A practical planner trace should record the candidate-score distribution, the elite-set variance, and the first-action variance across replans. If CEM returns radically different first actions on nearly identical states, the problem may be search instability rather than model error. If MPPI keeps producing smooth but poor commands, the temperature, exploration noise, or terminal-value scaling may be wrong.

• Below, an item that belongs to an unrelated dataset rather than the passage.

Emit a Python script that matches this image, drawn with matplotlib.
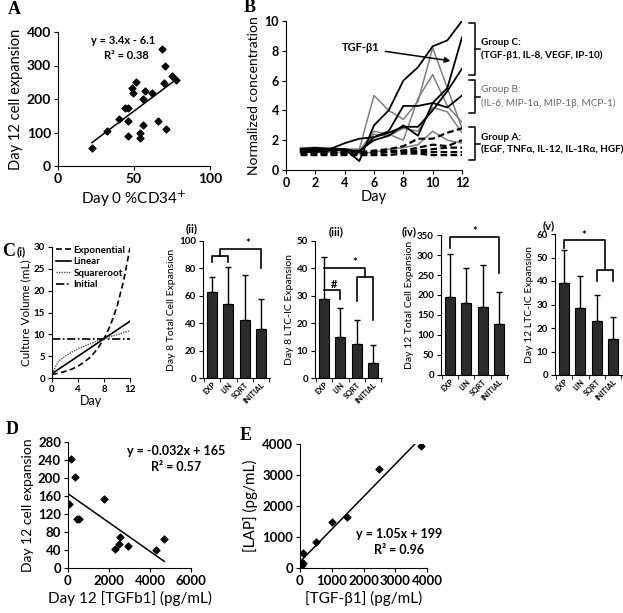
import numpy as np
import matplotlib
matplotlib.use("Agg")
import matplotlib.pyplot as plt

plt.rcParams['font.family'] = ['Lato', 'DejaVu Sans']

# ---- data ----
# A: day 0 %CD34+ vs day 12 expansion
cd34_day0 = [22.3, 32.4, 40.1, 44.3, 46.0, 46.2, 45.8, 48.9, 49.1, 51.1, 56.2, 56.2,
             57.5, 54.0, 54.0, 61.9, 65.7, 68.7, 70.5, 70.0, 70.9, 75.1, 77.9]
expansion_d12 = [53, 105, 141, 172, 172, 134, 90, 234, 218, 251, 200, 123,
                 224, 100, 85, 219, 135, 349, 299, 249, 110, 269, 257]
fit_a = (3.4, -6.1)

# B: normalized cytokine concentrations
days_b = list(range(1, 13))
group_c = [
    [1.4, 1.5, 1.4, 1.4, 0.6, 3.0, 4.0, 6.0, 6.9, 8.3, 8.7, 10.0],
    [1.3, 1.3, 1.4, 1.3, 1.3, 2.0, 2.3, 3.0, 2.3, 4.5, 5.5, 8.9],
    [1.4, 1.4, 1.4, 1.8, 2.1, 2.2, 2.5, 2.9, 2.9, 4.0, 5.3, 6.8],
    [1.2, 1.2, 1.3, 1.4, 1.2, 2.2, 2.6, 4.3, 4.3, 4.5, 4.2, 5.0],
]
group_b = [
    [1.5, 1.5, 1.5, 1.4, 1.4, 5.0, 4.0, 3.4, 4.6, 8.2, 5.5, 2.8],
    [1.4, 1.4, 1.4, 1.4, 1.3, 2.6, 2.4, 2.0, 4.8, 6.4, 4.3, 3.2],
    [1.3, 1.3, 1.4, 1.3, 1.2, 2.4, 2.3, 2.8, 2.6, 4.2, 3.9, 2.5],
    [1.2, 1.2, 1.2, 1.2, 1.1, 1.2, 1.4, 1.5, 1.7, 2.6, 2.0, 1.8],
]
group_a = [
    [1.2, 1.2, 1.2, 1.2, 1.2, 1.3, 1.4, 1.6, 2.1, 2.1, 2.5, 2.8],
    [1.2, 1.2, 1.1, 1.1, 1.1, 1.2, 1.3, 1.3, 1.5, 1.7, 1.6, 2.0],
    [1.1, 1.1, 1.1, 1.1, 1.1, 1.2, 1.2, 1.3, 1.3, 1.4, 1.5, 1.5],
    [1.1, 1.1, 1.1, 1.1, 1.1, 1.1, 1.2, 1.2, 1.2, 1.2, 1.2, 1.2],
    [1.0, 1.0, 1.0, 1.0, 1.0, 1.0, 1.0, 1.1, 1.1, 1.0, 1.0, 1.0],
]
group_names = ["Group C:\n(TGF-\u03b21, IL-8, VEGF, IP-10)",
               "Group B:\n(IL-6, MIP-1\u03b1, MIP-1\u03b2, MCP-1)",
               "Group A:\n(EGF, TNF\u03b1, IL-12, IL-1R\u03b1, HGF)"]

# C(i): culture volume schedules
days_c = list(range(0, 13))
vol_exponential = [0.8, 1.1, 1.5, 2.0, 2.7, 3.7, 4.9, 6.7, 9.0, 12.1, 16.4, 22.1, 29.8]
vol_linear = [1, 2, 3, 4, 5, 6, 7, 8, 9, 10, 11, 12, 13]
vol_sqrt = [1.0, 3.8, 5.0, 5.9, 6.7, 7.3, 7.9, 8.5, 9.0, 9.5, 9.9, 10.4, 10.8]
vol_initial = [9, 9, 9, 9, 9, 9, 9, 9, 9, 9, 9, 9, 9]

# C(ii)-(v): bar charts
conditions = ["EXP", "LIN", "SQRT", "INITIAL"]
d8_total = [63, 54, 42, 36]
d8_total_err = [74, 81, 75, 58]
d8_ltc = [29, 15, 12.3, 5.3]
d8_ltc_err = [44, 25.5, 21, 12]
d12_total = [195, 180, 170, 128]
d12_total_err = [303, 267, 275, 208]
d12_ltc = [39.3, 28.7, 23, 15.3]
d12_ltc_err = [53, 42, 34, 24.7]

# D: TGFb1 vs day 12 expansion
tgf_d12 = [130, 357, 33, 430, 553, 1756, 2309, 2504, 2537, 2943, 4293, 4700]
expansion_d = [243, 203, 143, 110, 110, 153, 42, 54, 70, 50, 41, 65]
fit_d = (-0.032, 165)

# E: TGF-b1 vs LAP
tgf_e = [3811, 2498, 1490, 998, 494, 105, 80, 50]
lap_e = [3945, 3194, 1655, 1494, 829, 470, 160, 110]
fit_e = (1.05, 199)

# ---- layout helpers ----
W, H = 623, 613
def rect(l, t, r, b):
    return [l / W, 1 - b / H, (r - l) / W, (b - t) / H]

def style(ax, fs):
    for s in ['top', 'right']:
        ax.spines[s].set_visible(False)
    ax.tick_params(direction='out', length=3, width=0.8, labelsize=fs, pad=2)
    plt.setp(ax.get_xticklabels() + ax.get_yticklabels(), fontweight='bold')

fig = plt.figure(figsize=(6.23, 6.13), dpi=100)
ov = fig.add_axes([0, 0, 1, 1])
ov.set_xlim(0, W)
ov.set_ylim(H, 0)
ov.axis('off')

letter = dict(family=['Liberation Serif'], fontweight='bold', fontsize=13, ha='left', va='center')
ov.text(8, 10, "A", **letter)
ov.text(244, 7, "B", **letter)
ov.text(2, 252, "C", **letter)
ov.text(6, 430, "D", **letter)
ov.text(240, 435, "E", **letter)

# ---- A ----
axA = fig.add_axes(rect(58, 32, 210, 166))
axA.scatter(cd34_day0, expansion_d12, marker='D', s=12, color='black', zorder=3)
xa = np.array([min(cd34_day0), max(cd34_day0)])
axA.plot(xa, fit_a[0] * xa + fit_a[1], color='black', lw=1.1)
axA.set_xlim(0, 100)
axA.set_ylim(0, 400)
axA.set_xticks([0, 50, 100])
axA.set_yticks([0, 100, 200, 300, 400])
style(axA, 10)
axA.set_xlabel("Day 0 %CD34$^{+}$", fontsize=11, labelpad=3)
axA.set_ylabel("Day 12 cell expansion", fontsize=10.5, labelpad=3)
axA.text(0.22, 0.91, "y = 3.4x - 6.1", transform=axA.transAxes, fontsize=8, fontweight='bold', ha='left')
axA.text(0.3, 0.8, "R\u00b2 = 0.38", transform=axA.transAxes, fontsize=8, fontweight='bold', ha='left')

# ---- B ----
axB = fig.add_axes(rect(286, 21, 462, 170))
for s in group_b:
    axB.plot(days_b, s, color='#808080', lw=1.1)
for s in group_a:
    axB.plot(days_b, s, color='black', lw=1.6, ls=(0, (3, 1.5)))
for s in group_c:
    axB.plot(days_b, s, color='black', lw=1.3)
axB.annotate("TGF-\u03b21", xy=(11.4, 7.3), xytext=(5.1, 8.2), fontsize=8, fontweight='bold',
             ha='center', va='center',
             arrowprops=dict(arrowstyle='-|>', color='black', lw=1.1, mutation_scale=8))
axB.set_xlim(0, 12)
axB.set_ylim(0, 10)
axB.set_xticks(range(0, 13, 2))
axB.set_yticks(range(0, 11, 2))
style(axB, 9)
axB.set_xlabel("Day", fontsize=10.5, labelpad=1)
axB.set_ylabel("Normalized concentration", fontsize=10, labelpad=3)

brackets_b = [(23, 75), (80, 113), (127, 160)]
colors_b = ['black', '#666666', 'black']
weights_b = ['bold', 'normal', 'bold']
for (t, b), name, c, w in zip(brackets_b, group_names, colors_b, weights_b):
    m = (t + b) / 2
    ov.plot([469, 475, 475, 469], [t, t, b, b], color='black', lw=1.1)
    ov.plot([475, 480], [m, m], color='black', lw=1.1)
    ov.text(481, m, name, color=c, fontweight=w, fontsize=7.2, ha='left', va='center', linespacing=1.5)

# ---- C(i) ----
axCi = fig.add_axes(rect(52, 247, 130, 378))
axCi.plot(days_c, vol_exponential, color='black', lw=1.2, ls=(0, (3.5, 2)), label="Exponential")
axCi.plot(days_c, vol_linear, color='black', lw=1.2, label="Linear")
axCi.plot(days_c, vol_sqrt, color='#555555', lw=1.0, ls=(0, (1, 0.8)), label="Squareroot")
axCi.plot(days_c, vol_initial, color='black', lw=1.2, ls=(0, (5, 1.5, 1, 1.5)), label="Initial")
axCi.set_xlim(0, 12)
axCi.set_ylim(0, 30)
axCi.set_xticks([0, 4, 8, 12])
axCi.set_yticks(range(0, 31, 5))
style(axCi, 7)
axCi.set_xlabel("Day", fontsize=9, labelpad=1)
axCi.set_ylabel("Culture Volume (mL)", fontsize=8.5, labelpad=2)
leg = axCi.legend(loc='upper left', bbox_to_anchor=(0.0, 1.04), frameon=False, fontsize=7,
                  handlelength=1.6, handletextpad=0.2, labelspacing=0.25, borderaxespad=0)
plt.setp(leg.get_texts(), fontweight='bold')
ov.text(17, 252, "(i)", fontsize=8, fontweight='bold', ha='left', va='center')

# ---- C(ii)-(v) ----
def bar_panel(box, vals, errs, ymax, ystep, ylabel, tag, tag_xy, sig):
    ax = fig.add_axes(rect(*box))
    x = np.arange(len(vals))
    up = np.array(errs) - np.array(vals)
    ax.bar(x, vals, width=0.62, color='#2b2b2b', edgecolor='black', lw=0.8,
           yerr=[np.zeros(len(vals)), up], capsize=2.2,
           error_kw=dict(lw=1.0, capthick=1.0, ecolor='black'))
    ax.set_xlim(-0.55, 3.55)
    ax.set_ylim(0, ymax)
    ax.set_yticks(np.arange(0, ymax + 0.1, ystep))
    ax.set_xticks(x)
    ax.set_xticklabels(conditions)
    style(ax, 7)
    ax.tick_params(axis='x', length=0, labelsize=5.5, pad=2)
    ax.set_xticks(np.arange(-0.5, 4, 1), minor=True)
    ax.tick_params(axis='x', which='minor', length=3, direction='out')
    plt.setp(ax.get_xticklabels(), rotation=45, ha='right', rotation_mode='anchor')
    ax.set_ylabel(ylabel, fontsize=7.5, labelpad=2)
    for seg in sig['lines']:
        ax.plot(seg[0], seg[1], color='black', lw=1.2, clip_on=False)
    for sx, sy, s in sig['marks']:
        ax.text(sx, sy, s, fontsize=8, fontweight='bold', ha='center', va='bottom')
    ov.text(tag_xy[0], tag_xy[1], tag, fontsize=8, fontweight='bold', ha='left', va='center')
    return ax

sig_ii = dict(lines=[([0, 0, 1, 1], [85, 89, 89, 85]),
                     ([0.5, 0.5, 3, 3], [89, 94, 94, 80])],
              marks=[(2.2, 94, "*")])
sig_iii = dict(lines=[([0, 1, 1], [32, 32, 29]),
                      ([0, 2.5, 2.5], [40, 40, 37]),
                      ([2, 2, 3, 3], [28, 37, 37, 21])],
               marks=[(1.9, 40, "*"), (0.6, 32, "#")])
sig_iv = dict(lines=[([0, 0, 3, 3], [318, 345, 345, 255])],
              marks=[(1.5, 344, "*")])
sig_v = dict(lines=[([0, 0, 2.5, 2.5], [54, 57.4, 57.4, 44.7]),
                    ([2, 2, 3, 3], [40, 44.7, 44.7, 40])],
             marks=[(1.2, 57, "*")])

bar_panel((203, 241, 270, 378), d8_total, d8_total_err, 100, 20,
          "Day 8 Total Cell Expansion", "(ii)", (186, 229), sig_ii)
bar_panel((315, 241, 382, 378), d8_ltc, d8_ltc_err, 50, 10,
          "Day 8 LTC-IC Expansion", "(iii)", (329, 232), sig_iii)
bar_panel((441, 235, 508, 375), d12_total, d12_total_err, 350, 50,
          "Day 12 Total Cell Expansion", "(iv)", (402, 232), sig_iv)
bar_panel((555, 234, 622, 375), d12_ltc, d12_ltc_err, 60, 10,
          "Day 12 LTC-IC Expansion", "(v)", (543, 226), sig_v)

# ---- D ----
axD = fig.add_axes(rect(68, 442, 191, 568))
axD.scatter(tgf_d12, expansion_d, marker='D', s=12, color='black', zorder=3)
xd = np.array([0, max(tgf_d12)])
axD.plot(xd, fit_d[0] * xd + fit_d[1], color='black', lw=1.1)
axD.set_xlim(0, 6000)
axD.set_ylim(0, 280)
axD.set_xticks(range(0, 6001, 2000))
axD.set_yticks(range(0, 281, 40))
style(axD, 9.5)
axD.set_xlabel("Day 12 [TGFb1] (pg/mL)", fontsize=11, labelpad=3)
axD.set_ylabel("Day 12 cell expansion", fontsize=10, labelpad=3)
axD.text(0.88, 0.9, "y = -0.032x + 165", transform=axD.transAxes, fontsize=9, fontweight='bold', ha='center')
axD.text(0.88, 0.77, "R\u00b2 = 0.57", transform=axD.transAxes, fontsize=9, fontweight='bold', ha='center')

# ---- E ----
axE = fig.add_axes(rect(300, 444, 427, 568))
axE.scatter(tgf_e, lap_e, marker='D', s=12, color='black', zorder=3)
xe = np.array([0, max(tgf_e) * 0.96])
axE.plot(xe, fit_e[0] * xe + fit_e[1], color='black', lw=1.1)
axE.set_xlim(0, 4000)
axE.set_ylim(0, 4000)
axE.set_xticks(range(0, 4001, 1000))
axE.set_yticks(range(0, 4001, 1000))
style(axE, 9.5)
axE.set_xlabel("[TGF-\u03b21] (pg/mL)", fontsize=11, labelpad=3)
axE.set_ylabel("[LAP] (pg/mL)", fontsize=11, labelpad=3)
axE.text(0.78, 0.24, "y = 1.05x + 199", transform=axE.transAxes, fontsize=9, fontweight='bold', ha='center')
axE.text(0.78, 0.11, "R\u00b2 = 0.96", transform=axE.transAxes, fontsize=9, fontweight='bold', ha='center')

fig.savefig("out.png", dpi=100)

These diagnostics make planner choice much less mystical. They let readers see whether the failure lived in optimization, representation, or the cost design itself, which is exactly the kind of mechanism-level reasoning a book like this should teach.

Pseudo-Algorithm

Observe the current state, sample action sequences, roll them out through the learned model, score task cost plus risk, execute the first action from the best sequence, then repeat from the next real observation.

Warning

Planner timing is part of the method. A beautiful optimizer that misses the control period is worse than a simpler optimizer that returns stable actions on time.

Practical Example

For a mobile manipulator pushing open a heavy door, CEM may be good enough if the door dynamics are smooth and rollouts are cheap. For a quadruped balancing on uncertain footholds, MPPI or predictive sampling can behave better because many noisy candidate controls are evaluated around a nominal command.

Cross-References

This section follows directly from Section 36.5 and sets up latent-MPC systems such as TD-MPC and TD-MPC2 discussed again in Chapter 38.

Research Frontier

Real systems increasingly mix planner families: sampling for global exploration, gradients for local refinement, and learned value functions for long tails beyond the explicit horizon. The engineering frontier is hybrid planning under fixed clock budgets.

Self Check

Why does executing only the first action make MPC more tolerant of model error than committing to the whole sequence?

Memory Hook

MPC is not prophecy. It is repeated short-horizon course correction with a model in the loop.

Key Takeaway

Planning with learned models succeeds when the rollout model, optimizer, and control period are matched tightly enough that better sequence ranking becomes better real behavior.

Exercise

Choose CEM, MPPI, or a differentiable planner for one robot task and defend the choice. What state is rolled out, what cost is scored, and what timing budget must the optimizer meet?

Bibliography & Further Reading

Primary References And Tools

Reference DeepMind. "MuJoCo MPC." (accessed 2026). https://github.com/google-deepmind/mujoco_mpc

A practical toolkit with predictive sampling and derivative-based planning methods.

Reference Howell, T. et al.. "Predictive Sampling: Real-time Behaviour Synthesis with MuJoCo." (2022). https://arxiv.org/abs/2212.00541

A recent reference for shooting-based predictive control in real-time.

Reference Hansen, N., Wang, X., and Su, H.. "Temporal Difference Learning for Model Predictive Control." (2022). https://arxiv.org/abs/2203.04955

The cleanest modern bridge between learned models and online MPC.